On Monday morning we checked out of the hotel and went to Hamamatsucho station (the station from which the monorail to Haneda airport leaves) and put our bags in coin lockers. Then we went our separate ways. Sumiko went to Kappabashi, a place that sells kitchenware. I went to Shibuya to visit the Apple Store. A very helpful Apple specialist answered all the questions I had. It was such a pleasure to get information from the source. I find that people who work in general electric stores or computer shops selling lots of different types of computers never know what they are talking about; they’re only sales people after all. But the specialist guy knew what he was talking about, and I heard everything I wanted to hear. I should also mention that I asked all the questions and heard all the answers in Japanese. The guy asked me if I preferred to speak in English or Japanese, I said both were OK, and he chose to use his native language. I had no problem, but maybe that is not all that big of an achievement since most computer terminology in Japanese is derived from English.

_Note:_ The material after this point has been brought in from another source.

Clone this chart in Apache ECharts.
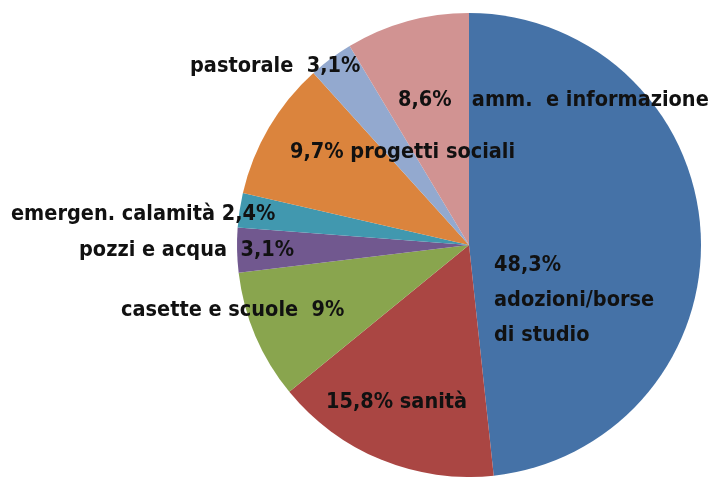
<!DOCTYPE html>
<html>
<head>
<meta charset="utf-8">
<script src="https://cdn.jsdelivr.net/npm/echarts@6/dist/echarts.min.js"></script>
<style>
  html, body { margin: 0; padding: 0; background: #fff; }
  #chart { width: 712px; height: 477px; }
</style>
</head>
<body>
<div id="chart"></div>
<script>
// voci di spesa, in senso orario dalle ore 12
const voci = ['adozioni/borse\ndi studio', 'sanità', 'casette e scuole', 'pozzi e acqua',
  'emergen. calamità', 'progetti sociali', 'pastorale', 'amm.  e informazione'];
const percentuali = [48.3, 15.8, 9, 3.1, 2.4, 9.7, 3.1, 8.6];
const valorePrima = [true, true, false, false, false, true, false, true];  // percentuale prima del nome?
const separatori = ['\n', ' ', '  ', '  ', ' ', ' ', '  ', '   '];
const colori = ['#4572A7', '#AA4643', '#89A54E', '#71588F', '#4198AF', '#DB843D', '#93A9CF', '#D19392'];

// posizione delle etichette (x sinistra, y centro)
const posEtichette = [
  [494, 300], [326, 402], [121, 310], [79, 250],
  [11, 214], [290, 152], [190, 66], [398, 100]
];

const chart = echarts.init(document.getElementById('chart'));

function fmt(v) { return String(v).replace('.', ',') + '%'; }

chart.setOption({
  animation: false,
  series: [{
    type: 'pie',
    center: [469, 245],
    radius: 232,
    startAngle: 90,
    clockwise: true,
    itemStyle: { borderWidth: 0 },
    label: {
      show: true,
      position: 'inside',
      color: '#111',
      fontFamily: '"DejaVu Sans Condensed", sans-serif',
      fontWeight: 'bold',
      fontSize: 21.5,
      lineHeight: 35,
      formatter: function (p) {
        const i = p.dataIndex;
        const s = separatori[i];
        return valorePrima[i] ? fmt(p.value) + s + p.name : p.name + s + fmt(p.value);
      }
    },
    labelLine: { show: false },
    labelLayout: function (params) {
      const pos = posEtichette[params.dataIndex];
      return { x: pos[0], y: pos[1], align: 'left', verticalAlign: 'middle' };
    },
    data: voci.map((v, i) => ({
      name: v,
      value: percentuali[i],
      itemStyle: { color: colori[i] }
    }))
  }]
});
</script>
</body>
</html>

After going to the Apple Store I sort of stumbled into the Disney Store. Don’t quite know how that happened. I am now the proud owner of a Captain Jack Sparrow B5 notebook and a Little Mermaid plastic slip file. I still had quite a lot of time after I had finished in Shibuya so I hopped on the train to Harajuku and mooched around there, because there is nothing like mooching around in Harajuku to convince you that you are actually in Tokyo.

I went back to Hamamatsucho and met Sumiko and then we went to catch our airplane at Haneda. The wisteria and the other flowers were still blooming. We got back to Konoura at 7pm.